# DATA BLOCK start

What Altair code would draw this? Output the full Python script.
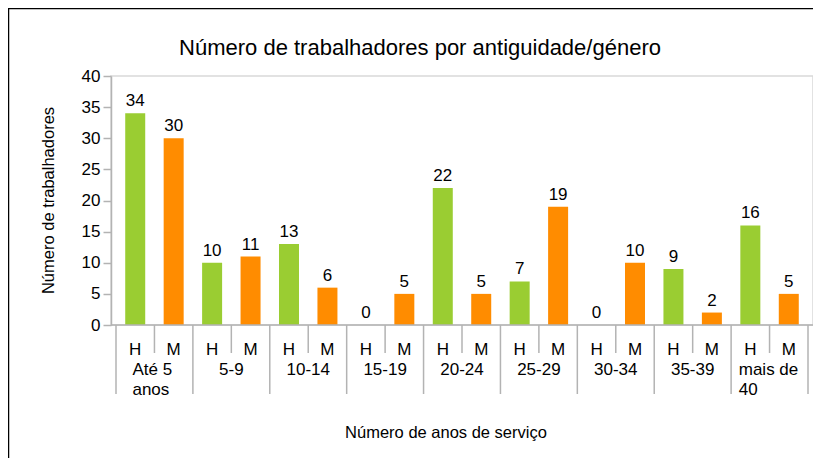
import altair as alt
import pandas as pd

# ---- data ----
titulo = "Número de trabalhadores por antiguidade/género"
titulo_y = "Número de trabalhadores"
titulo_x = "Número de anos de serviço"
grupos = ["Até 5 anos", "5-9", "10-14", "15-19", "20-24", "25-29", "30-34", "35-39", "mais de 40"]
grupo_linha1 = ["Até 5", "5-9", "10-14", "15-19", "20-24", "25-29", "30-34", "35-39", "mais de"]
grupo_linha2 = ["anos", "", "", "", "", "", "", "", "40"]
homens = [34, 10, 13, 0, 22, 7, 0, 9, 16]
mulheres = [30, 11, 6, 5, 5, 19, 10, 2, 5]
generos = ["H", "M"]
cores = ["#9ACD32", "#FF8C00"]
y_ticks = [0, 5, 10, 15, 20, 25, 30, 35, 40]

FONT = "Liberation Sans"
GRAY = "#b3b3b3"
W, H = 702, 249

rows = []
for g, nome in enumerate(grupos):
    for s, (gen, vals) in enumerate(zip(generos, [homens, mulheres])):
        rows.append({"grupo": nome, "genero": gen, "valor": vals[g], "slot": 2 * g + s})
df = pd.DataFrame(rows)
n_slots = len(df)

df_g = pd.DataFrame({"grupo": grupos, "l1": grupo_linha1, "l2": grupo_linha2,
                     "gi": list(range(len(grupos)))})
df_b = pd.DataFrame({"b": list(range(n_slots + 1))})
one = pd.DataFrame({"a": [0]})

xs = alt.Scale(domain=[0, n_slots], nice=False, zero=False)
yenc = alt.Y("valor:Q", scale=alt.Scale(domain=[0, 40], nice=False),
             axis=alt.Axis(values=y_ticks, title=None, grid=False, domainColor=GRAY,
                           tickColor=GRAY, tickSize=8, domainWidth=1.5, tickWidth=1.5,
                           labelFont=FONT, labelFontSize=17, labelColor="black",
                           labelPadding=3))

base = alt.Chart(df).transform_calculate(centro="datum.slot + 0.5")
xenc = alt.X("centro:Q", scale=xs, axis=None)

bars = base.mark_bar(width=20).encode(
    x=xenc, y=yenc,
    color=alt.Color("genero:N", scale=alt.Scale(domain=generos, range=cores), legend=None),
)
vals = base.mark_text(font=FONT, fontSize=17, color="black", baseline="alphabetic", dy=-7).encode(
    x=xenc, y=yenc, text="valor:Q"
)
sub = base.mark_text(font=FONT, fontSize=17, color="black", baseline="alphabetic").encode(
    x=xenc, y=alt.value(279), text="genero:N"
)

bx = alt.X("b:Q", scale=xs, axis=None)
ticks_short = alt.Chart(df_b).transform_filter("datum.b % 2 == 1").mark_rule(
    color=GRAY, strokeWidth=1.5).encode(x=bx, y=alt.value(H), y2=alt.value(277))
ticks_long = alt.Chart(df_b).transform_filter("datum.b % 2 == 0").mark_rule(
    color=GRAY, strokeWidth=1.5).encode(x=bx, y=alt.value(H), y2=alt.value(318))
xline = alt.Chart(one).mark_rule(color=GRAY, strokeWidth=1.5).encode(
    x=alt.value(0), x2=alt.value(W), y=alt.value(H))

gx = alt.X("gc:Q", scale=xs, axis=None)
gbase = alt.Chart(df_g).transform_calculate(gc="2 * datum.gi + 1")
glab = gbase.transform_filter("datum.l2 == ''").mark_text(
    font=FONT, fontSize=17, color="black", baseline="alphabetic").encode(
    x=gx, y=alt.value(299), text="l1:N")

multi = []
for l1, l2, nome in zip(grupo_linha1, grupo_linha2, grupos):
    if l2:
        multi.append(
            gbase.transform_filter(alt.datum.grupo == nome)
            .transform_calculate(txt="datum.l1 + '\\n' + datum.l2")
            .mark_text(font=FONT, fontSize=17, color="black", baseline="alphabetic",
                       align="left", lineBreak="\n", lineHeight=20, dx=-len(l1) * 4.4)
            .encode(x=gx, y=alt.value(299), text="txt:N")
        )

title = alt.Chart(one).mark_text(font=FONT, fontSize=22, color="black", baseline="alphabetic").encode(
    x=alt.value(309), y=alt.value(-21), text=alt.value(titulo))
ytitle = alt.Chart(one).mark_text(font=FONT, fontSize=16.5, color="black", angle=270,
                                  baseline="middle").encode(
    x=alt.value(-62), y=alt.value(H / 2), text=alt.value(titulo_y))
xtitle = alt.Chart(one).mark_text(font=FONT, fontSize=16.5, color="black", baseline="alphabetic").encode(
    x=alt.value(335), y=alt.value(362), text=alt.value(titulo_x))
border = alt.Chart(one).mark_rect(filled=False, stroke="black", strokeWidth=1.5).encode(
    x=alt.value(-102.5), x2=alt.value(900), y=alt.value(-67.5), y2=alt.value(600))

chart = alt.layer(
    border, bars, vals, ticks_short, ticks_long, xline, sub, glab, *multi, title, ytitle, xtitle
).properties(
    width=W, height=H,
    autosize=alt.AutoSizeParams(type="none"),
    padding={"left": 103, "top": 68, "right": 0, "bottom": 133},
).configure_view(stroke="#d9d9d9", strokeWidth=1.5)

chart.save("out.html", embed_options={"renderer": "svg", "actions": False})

# DATA BLOCK end

▶ [REQUIREMENT]:
Copy out all the data without changing anything, and drop the pictures.

▶ [THE REPLY]:
What Altair code would draw this? Output the full Python script.
import altair as alt
import pandas as pd

# ---- data ----
titulo = "Número de trabalhadores por antiguidade/género"
titulo_y = "Número de trabalhadores"
titulo_x = "Número de anos de serviço"
grupos = ["Até 5 anos", "5-9", "10-14", "15-19", "20-24", "25-29", "30-34", "35-39", "mais de 40"]
grupo_linha1 = ["Até 5", "5-9", "10-14", "15-19", "20-24", "25-29", "30-34", "35-39", "mais de"]
grupo_linha2 = ["anos", "", "", "", "", "", "", "", "40"]
homens = [34, 10, 13, 0, 22, 7, 0, 9, 16]
mulheres = [30, 11, 6, 5, 5, 19, 10, 2, 5]
generos = ["H", "M"]
cores = ["#9ACD32", "#FF8C00"]
y_ticks = [0, 5, 10, 15, 20, 25, 30, 35, 40]

FONT = "Liberation Sans"
GRAY = "#b3b3b3"
W, H = 702, 249

rows = []
for g, nome in enumerate(grupos):
    for s, (gen, vals) in enumerate(zip(generos, [homens, mulheres])):
        rows.append({"grupo": nome, "genero": gen, "valor": vals[g], "slot": 2 * g + s})
df = pd.DataFrame(rows)
n_slots = len(df)

df_g = pd.DataFrame({"grupo": grupos, "l1": grupo_linha1, "l2": grupo_linha2,
                     "gi": list(range(len(grupos)))})
df_b = pd.DataFrame({"b": list(range(n_slots + 1))})
one = pd.DataFrame({"a": [0]})

xs = alt.Scale(domain=[0, n_slots], nice=False, zero=False)
yenc = alt.Y("valor:Q", scale=alt.Scale(domain=[0, 40], nice=False),
             axis=alt.Axis(values=y_ticks, title=None, grid=False, domainColor=GRAY,
                           tickColor=GRAY, tickSize=8, domainWidth=1.5, tickWidth=1.5,
                           labelFont=FONT, labelFontSize=17, labelColor="black",
                           labelPadding=3))

base = alt.Chart(df).transform_calculate(centro="datum.slot + 0.5")
xenc = alt.X("centro:Q", scale=xs, axis=None)

bars = base.mark_bar(width=20).encode(
    x=xenc, y=yenc,
    color=alt.Color("genero:N", scale=alt.Scale(domain=generos, range=cores), legend=None),
)
vals = base.mark_text(font=FONT, fontSize=17, color="black", baseline="alphabetic", dy=-7).encode(
    x=xenc, y=yenc, text="valor:Q"
)
sub = base.mark_text(font=FONT, fontSize=17, color="black", baseline="alphabetic").encode(
    x=xenc, y=alt.value(279), text="genero:N"
)

bx = alt.X("b:Q", scale=xs, axis=None)
ticks_short = alt.Chart(df_b).transform_filter("datum.b % 2 == 1").mark_rule(
    color=GRAY, strokeWidth=1.5).encode(x=bx, y=alt.value(H), y2=alt.value(277))
ticks_long = alt.Chart(df_b).transform_filter("datum.b % 2 == 0").mark_rule(
    color=GRAY, strokeWidth=1.5).encode(x=bx, y=alt.value(H), y2=alt.value(318))
xline = alt.Chart(one).mark_rule(color=GRAY, strokeWidth=1.5).encode(
    x=alt.value(0), x2=alt.value(W), y=alt.value(H))

gx = alt.X("gc:Q", scale=xs, axis=None)
gbase = alt.Chart(df_g).transform_calculate(gc="2 * datum.gi + 1")
glab = gbase.transform_filter("datum.l2 == ''").mark_text(
    font=FONT, fontSize=17, color="black", baseline="alphabetic").encode(
    x=gx, y=alt.value(299), text="l1:N")

multi = []
for l1, l2, nome in zip(grupo_linha1, grupo_linha2, grupos):
    if l2:
        multi.append(
            gbase.transform_filter(alt.datum.grupo == nome)
            .transform_calculate(txt="datum.l1 + '\\n' + datum.l2")
            .mark_text(font=FONT, fontSize=17, color="black", baseline="alphabetic",
                       align="left", lineBreak="\n", lineHeight=20, dx=-len(l1) * 4.4)
            .encode(x=gx, y=alt.value(299), text="txt:N")
        )

title = alt.Chart(one).mark_text(font=FONT, fontSize=22, color="black", baseline="alphabetic").encode(
    x=alt.value(309), y=alt.value(-21), text=alt.value(titulo))
ytitle = alt.Chart(one).mark_text(font=FONT, fontSize=16.5, color="black", angle=270,
                                  baseline="middle").encode(
    x=alt.value(-62), y=alt.value(H / 2), text=alt.value(titulo_y))
xtitle = alt.Chart(one).mark_text(font=FONT, fontSize=16.5, color="black", baseline="alphabetic").encode(
    x=alt.value(335), y=alt.value(362), text=alt.value(titulo_x))
border = alt.Chart(one).mark_rect(filled=False, stroke="black", strokeWidth=1.5).encode(
    x=alt.value(-102.5), x2=alt.value(900), y=alt.value(-67.5), y2=alt.value(600))

chart = alt.layer(
    border, bars, vals, ticks_short, ticks_long, xline, sub, glab, *multi, title, ytitle, xtitle
).properties(
    width=W, height=H,
    autosize=alt.AutoSizeParams(type="none"),
    padding={"left": 103, "top": 68, "right": 0, "bottom": 133},
).configure_view(stroke="#d9d9d9", strokeWidth=1.5)

chart.save("out.html", embed_options={"renderer": "svg", "actions": False})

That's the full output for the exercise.